# TASK STATEMENT:
Repeat each record exactly as written, and drop any images.

# SUPPLIED RECORDS:
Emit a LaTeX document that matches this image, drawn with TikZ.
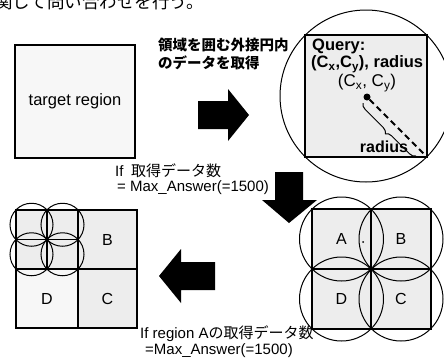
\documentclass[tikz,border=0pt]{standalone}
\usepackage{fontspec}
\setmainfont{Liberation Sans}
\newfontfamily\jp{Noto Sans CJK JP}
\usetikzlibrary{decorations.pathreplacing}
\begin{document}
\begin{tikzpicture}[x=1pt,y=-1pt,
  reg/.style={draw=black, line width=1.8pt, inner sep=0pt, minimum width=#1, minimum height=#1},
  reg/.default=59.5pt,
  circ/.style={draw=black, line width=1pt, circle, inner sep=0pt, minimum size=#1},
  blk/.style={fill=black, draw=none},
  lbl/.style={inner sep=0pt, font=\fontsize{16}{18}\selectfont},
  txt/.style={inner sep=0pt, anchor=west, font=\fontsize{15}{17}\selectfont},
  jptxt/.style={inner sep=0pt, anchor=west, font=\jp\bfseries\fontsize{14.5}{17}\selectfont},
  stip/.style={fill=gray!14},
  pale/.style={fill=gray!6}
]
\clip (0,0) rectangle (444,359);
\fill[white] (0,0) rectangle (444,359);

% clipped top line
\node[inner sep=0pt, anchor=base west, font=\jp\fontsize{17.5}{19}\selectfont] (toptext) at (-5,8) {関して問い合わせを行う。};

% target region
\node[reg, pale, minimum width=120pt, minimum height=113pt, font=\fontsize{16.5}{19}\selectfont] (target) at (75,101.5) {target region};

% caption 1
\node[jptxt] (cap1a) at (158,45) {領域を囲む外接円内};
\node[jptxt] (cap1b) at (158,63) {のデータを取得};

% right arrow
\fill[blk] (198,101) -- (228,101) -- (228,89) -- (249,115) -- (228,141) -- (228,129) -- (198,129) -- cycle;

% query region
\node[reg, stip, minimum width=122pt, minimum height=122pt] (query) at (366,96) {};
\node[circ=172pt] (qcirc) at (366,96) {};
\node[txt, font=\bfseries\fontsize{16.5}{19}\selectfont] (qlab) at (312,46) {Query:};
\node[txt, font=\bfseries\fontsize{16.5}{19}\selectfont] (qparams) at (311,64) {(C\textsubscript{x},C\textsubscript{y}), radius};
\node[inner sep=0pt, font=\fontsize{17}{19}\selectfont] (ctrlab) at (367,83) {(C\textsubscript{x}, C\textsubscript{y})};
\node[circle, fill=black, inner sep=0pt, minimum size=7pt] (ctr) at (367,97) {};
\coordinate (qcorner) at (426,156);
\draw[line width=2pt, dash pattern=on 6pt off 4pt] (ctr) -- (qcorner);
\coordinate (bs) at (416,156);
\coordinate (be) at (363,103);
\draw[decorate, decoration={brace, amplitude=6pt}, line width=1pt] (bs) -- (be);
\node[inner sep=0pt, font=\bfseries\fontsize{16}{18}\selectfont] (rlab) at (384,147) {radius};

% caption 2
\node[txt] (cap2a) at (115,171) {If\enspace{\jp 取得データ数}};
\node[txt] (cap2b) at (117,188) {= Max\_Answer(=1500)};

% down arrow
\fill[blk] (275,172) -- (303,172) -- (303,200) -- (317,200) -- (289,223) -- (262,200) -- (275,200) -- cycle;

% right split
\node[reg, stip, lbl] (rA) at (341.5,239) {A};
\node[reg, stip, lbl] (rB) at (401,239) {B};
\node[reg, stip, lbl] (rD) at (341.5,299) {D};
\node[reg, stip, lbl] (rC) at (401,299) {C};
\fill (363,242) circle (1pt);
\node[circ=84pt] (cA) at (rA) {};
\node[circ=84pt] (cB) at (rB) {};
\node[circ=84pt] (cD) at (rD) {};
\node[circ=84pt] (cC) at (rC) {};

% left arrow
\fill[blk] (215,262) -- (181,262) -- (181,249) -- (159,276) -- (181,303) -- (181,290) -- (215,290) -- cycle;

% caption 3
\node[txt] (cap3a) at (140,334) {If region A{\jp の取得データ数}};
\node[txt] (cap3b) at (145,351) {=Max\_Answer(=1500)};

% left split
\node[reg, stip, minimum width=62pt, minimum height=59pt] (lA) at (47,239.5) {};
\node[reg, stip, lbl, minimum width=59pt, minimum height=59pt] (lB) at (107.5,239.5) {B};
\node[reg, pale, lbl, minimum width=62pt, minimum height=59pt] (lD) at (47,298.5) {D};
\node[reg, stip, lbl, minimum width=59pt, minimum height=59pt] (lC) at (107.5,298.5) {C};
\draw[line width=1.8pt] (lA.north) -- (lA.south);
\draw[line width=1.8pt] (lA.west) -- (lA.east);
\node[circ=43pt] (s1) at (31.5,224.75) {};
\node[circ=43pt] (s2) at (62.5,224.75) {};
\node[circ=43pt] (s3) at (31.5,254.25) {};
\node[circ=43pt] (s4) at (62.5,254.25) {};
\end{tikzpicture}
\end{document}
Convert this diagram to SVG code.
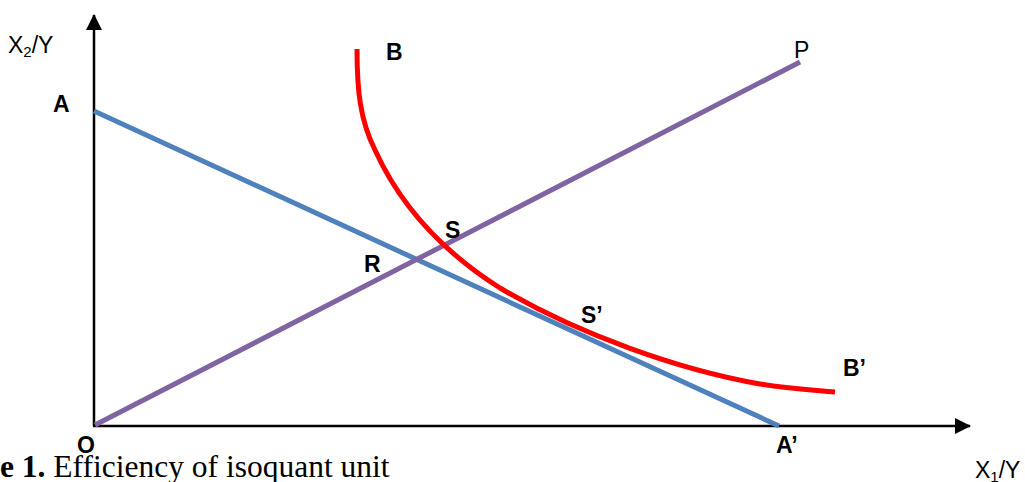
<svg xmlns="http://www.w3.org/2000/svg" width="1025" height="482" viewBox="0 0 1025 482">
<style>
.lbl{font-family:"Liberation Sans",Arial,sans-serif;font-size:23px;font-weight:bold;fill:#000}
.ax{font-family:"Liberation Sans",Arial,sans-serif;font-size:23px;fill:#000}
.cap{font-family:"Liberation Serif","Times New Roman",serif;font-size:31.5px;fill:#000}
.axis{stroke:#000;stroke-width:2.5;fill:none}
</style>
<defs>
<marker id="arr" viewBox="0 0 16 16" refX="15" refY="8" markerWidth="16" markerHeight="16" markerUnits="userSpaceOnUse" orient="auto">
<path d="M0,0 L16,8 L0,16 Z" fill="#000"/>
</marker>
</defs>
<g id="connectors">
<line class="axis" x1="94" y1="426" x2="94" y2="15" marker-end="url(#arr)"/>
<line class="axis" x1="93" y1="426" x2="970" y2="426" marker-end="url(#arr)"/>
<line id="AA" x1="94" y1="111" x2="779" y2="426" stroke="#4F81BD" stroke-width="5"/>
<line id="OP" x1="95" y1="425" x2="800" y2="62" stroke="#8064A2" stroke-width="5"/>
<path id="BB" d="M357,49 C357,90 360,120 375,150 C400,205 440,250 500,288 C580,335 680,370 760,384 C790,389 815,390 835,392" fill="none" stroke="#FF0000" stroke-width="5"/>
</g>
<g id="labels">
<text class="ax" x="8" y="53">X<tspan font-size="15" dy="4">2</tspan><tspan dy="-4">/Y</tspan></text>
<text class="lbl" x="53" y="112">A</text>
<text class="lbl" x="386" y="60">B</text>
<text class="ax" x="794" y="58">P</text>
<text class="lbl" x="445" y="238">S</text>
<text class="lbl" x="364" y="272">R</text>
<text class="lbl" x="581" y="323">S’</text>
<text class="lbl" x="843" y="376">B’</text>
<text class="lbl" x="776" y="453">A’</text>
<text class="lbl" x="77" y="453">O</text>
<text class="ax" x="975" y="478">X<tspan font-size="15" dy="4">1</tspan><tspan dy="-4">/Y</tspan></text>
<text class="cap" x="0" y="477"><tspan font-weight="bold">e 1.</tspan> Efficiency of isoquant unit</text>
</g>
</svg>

# TASK OUTPUT:
Emit a LaTeX document that matches this image, drawn with TikZ.
\documentclass[tikz,border=0pt]{standalone}
\usepackage{fontspec}
\setmainfont{Liberation Sans}
\newfontfamily\jp{Noto Sans CJK JP}
\usetikzlibrary{decorations.pathreplacing}
\begin{document}
\begin{tikzpicture}[x=1pt,y=-1pt,
  reg/.style={draw=black, line width=1.8pt, inner sep=0pt, minimum width=#1, minimum height=#1},
  reg/.default=59.5pt,
  circ/.style={draw=black, line width=1pt, circle, inner sep=0pt, minimum size=#1},
  blk/.style={fill=black, draw=none},
  lbl/.style={inner sep=0pt, font=\fontsize{16}{18}\selectfont},
  txt/.style={inner sep=0pt, anchor=west, font=\fontsize{15}{17}\selectfont},
  jptxt/.style={inner sep=0pt, anchor=west, font=\jp\bfseries\fontsize{14.5}{17}\selectfont},
  stip/.style={fill=gray!14},
  pale/.style={fill=gray!6}
]
\clip (0,0) rectangle (444,359);
\fill[white] (0,0) rectangle (444,359);

% clipped top line
\node[inner sep=0pt, anchor=base west, font=\jp\fontsize{17.5}{19}\selectfont] (toptext) at (-5,8) {関して問い合わせを行う。};

% target region
\node[reg, pale, minimum width=120pt, minimum height=113pt, font=\fontsize{16.5}{19}\selectfont] (target) at (75,101.5) {target region};

% caption 1
\node[jptxt] (cap1a) at (158,45) {領域を囲む外接円内};
\node[jptxt] (cap1b) at (158,63) {のデータを取得};

% right arrow
\fill[blk] (198,101) -- (228,101) -- (228,89) -- (249,115) -- (228,141) -- (228,129) -- (198,129) -- cycle;

% query region
\node[reg, stip, minimum width=122pt, minimum height=122pt] (query) at (366,96) {};
\node[circ=172pt] (qcirc) at (366,96) {};
\node[txt, font=\bfseries\fontsize{16.5}{19}\selectfont] (qlab) at (312,46) {Query:};
\node[txt, font=\bfseries\fontsize{16.5}{19}\selectfont] (qparams) at (311,64) {(C\textsubscript{x},C\textsubscript{y}), radius};
\node[inner sep=0pt, font=\fontsize{17}{19}\selectfont] (ctrlab) at (367,83) {(C\textsubscript{x}, C\textsubscript{y})};
\node[circle, fill=black, inner sep=0pt, minimum size=7pt] (ctr) at (367,97) {};
\coordinate (qcorner) at (426,156);
\draw[line width=2pt, dash pattern=on 6pt off 4pt] (ctr) -- (qcorner);
\coordinate (bs) at (416,156);
\coordinate (be) at (363,103);
\draw[decorate, decoration={brace, amplitude=6pt}, line width=1pt] (bs) -- (be);
\node[inner sep=0pt, font=\bfseries\fontsize{16}{18}\selectfont] (rlab) at (384,147) {radius};

% caption 2
\node[txt] (cap2a) at (115,171) {If\enspace{\jp 取得データ数}};
\node[txt] (cap2b) at (117,188) {= Max\_Answer(=1500)};

% down arrow
\fill[blk] (275,172) -- (303,172) -- (303,200) -- (317,200) -- (289,223) -- (262,200) -- (275,200) -- cycle;

% right split
\node[reg, stip, lbl] (rA) at (341.5,239) {A};
\node[reg, stip, lbl] (rB) at (401,239) {B};
\node[reg, stip, lbl] (rD) at (341.5,299) {D};
\node[reg, stip, lbl] (rC) at (401,299) {C};
\fill (363,242) circle (1pt);
\node[circ=84pt] (cA) at (rA) {};
\node[circ=84pt] (cB) at (rB) {};
\node[circ=84pt] (cD) at (rD) {};
\node[circ=84pt] (cC) at (rC) {};

% left arrow
\fill[blk] (215,262) -- (181,262) -- (181,249) -- (159,276) -- (181,303) -- (181,290) -- (215,290) -- cycle;

% caption 3
\node[txt] (cap3a) at (140,334) {If region A{\jp の取得データ数}};
\node[txt] (cap3b) at (145,351) {=Max\_Answer(=1500)};

% left split
\node[reg, stip, minimum width=62pt, minimum height=59pt] (lA) at (47,239.5) {};
\node[reg, stip, lbl, minimum width=59pt, minimum height=59pt] (lB) at (107.5,239.5) {B};
\node[reg, pale, lbl, minimum width=62pt, minimum height=59pt] (lD) at (47,298.5) {D};
\node[reg, stip, lbl, minimum width=59pt, minimum height=59pt] (lC) at (107.5,298.5) {C};
\draw[line width=1.8pt] (lA.north) -- (lA.south);
\draw[line width=1.8pt] (lA.west) -- (lA.east);
\node[circ=43pt] (s1) at (31.5,224.75) {};
\node[circ=43pt] (s2) at (62.5,224.75) {};
\node[circ=43pt] (s3) at (31.5,254.25) {};
\node[circ=43pt] (s4) at (62.5,254.25) {};
\end{tikzpicture}
\end{document}
Convert this diagram to SVG code.
<svg xmlns="http://www.w3.org/2000/svg" width="1025" height="482" viewBox="0 0 1025 482">
<style>
.lbl{font-family:"Liberation Sans",Arial,sans-serif;font-size:23px;font-weight:bold;fill:#000}
.ax{font-family:"Liberation Sans",Arial,sans-serif;font-size:23px;fill:#000}
.cap{font-family:"Liberation Serif","Times New Roman",serif;font-size:31.5px;fill:#000}
.axis{stroke:#000;stroke-width:2.5;fill:none}
</style>
<defs>
<marker id="arr" viewBox="0 0 16 16" refX="15" refY="8" markerWidth="16" markerHeight="16" markerUnits="userSpaceOnUse" orient="auto">
<path d="M0,0 L16,8 L0,16 Z" fill="#000"/>
</marker>
</defs>
<g id="connectors">
<line class="axis" x1="94" y1="426" x2="94" y2="15" marker-end="url(#arr)"/>
<line class="axis" x1="93" y1="426" x2="970" y2="426" marker-end="url(#arr)"/>
<line id="AA" x1="94" y1="111" x2="779" y2="426" stroke="#4F81BD" stroke-width="5"/>
<line id="OP" x1="95" y1="425" x2="800" y2="62" stroke="#8064A2" stroke-width="5"/>
<path id="BB" d="M357,49 C357,90 360,120 375,150 C400,205 440,250 500,288 C580,335 680,370 760,384 C790,389 815,390 835,392" fill="none" stroke="#FF0000" stroke-width="5"/>
</g>
<g id="labels">
<text class="ax" x="8" y="53">X<tspan font-size="15" dy="4">2</tspan><tspan dy="-4">/Y</tspan></text>
<text class="lbl" x="53" y="112">A</text>
<text class="lbl" x="386" y="60">B</text>
<text class="ax" x="794" y="58">P</text>
<text class="lbl" x="445" y="238">S</text>
<text class="lbl" x="364" y="272">R</text>
<text class="lbl" x="581" y="323">S’</text>
<text class="lbl" x="843" y="376">B’</text>
<text class="lbl" x="776" y="453">A’</text>
<text class="lbl" x="77" y="453">O</text>
<text class="ax" x="975" y="478">X<tspan font-size="15" dy="4">1</tspan><tspan dy="-4">/Y</tspan></text>
<text class="cap" x="0" y="477"><tspan font-weight="bold">e 1.</tspan> Efficiency of isoquant unit</text>
</g>
</svg>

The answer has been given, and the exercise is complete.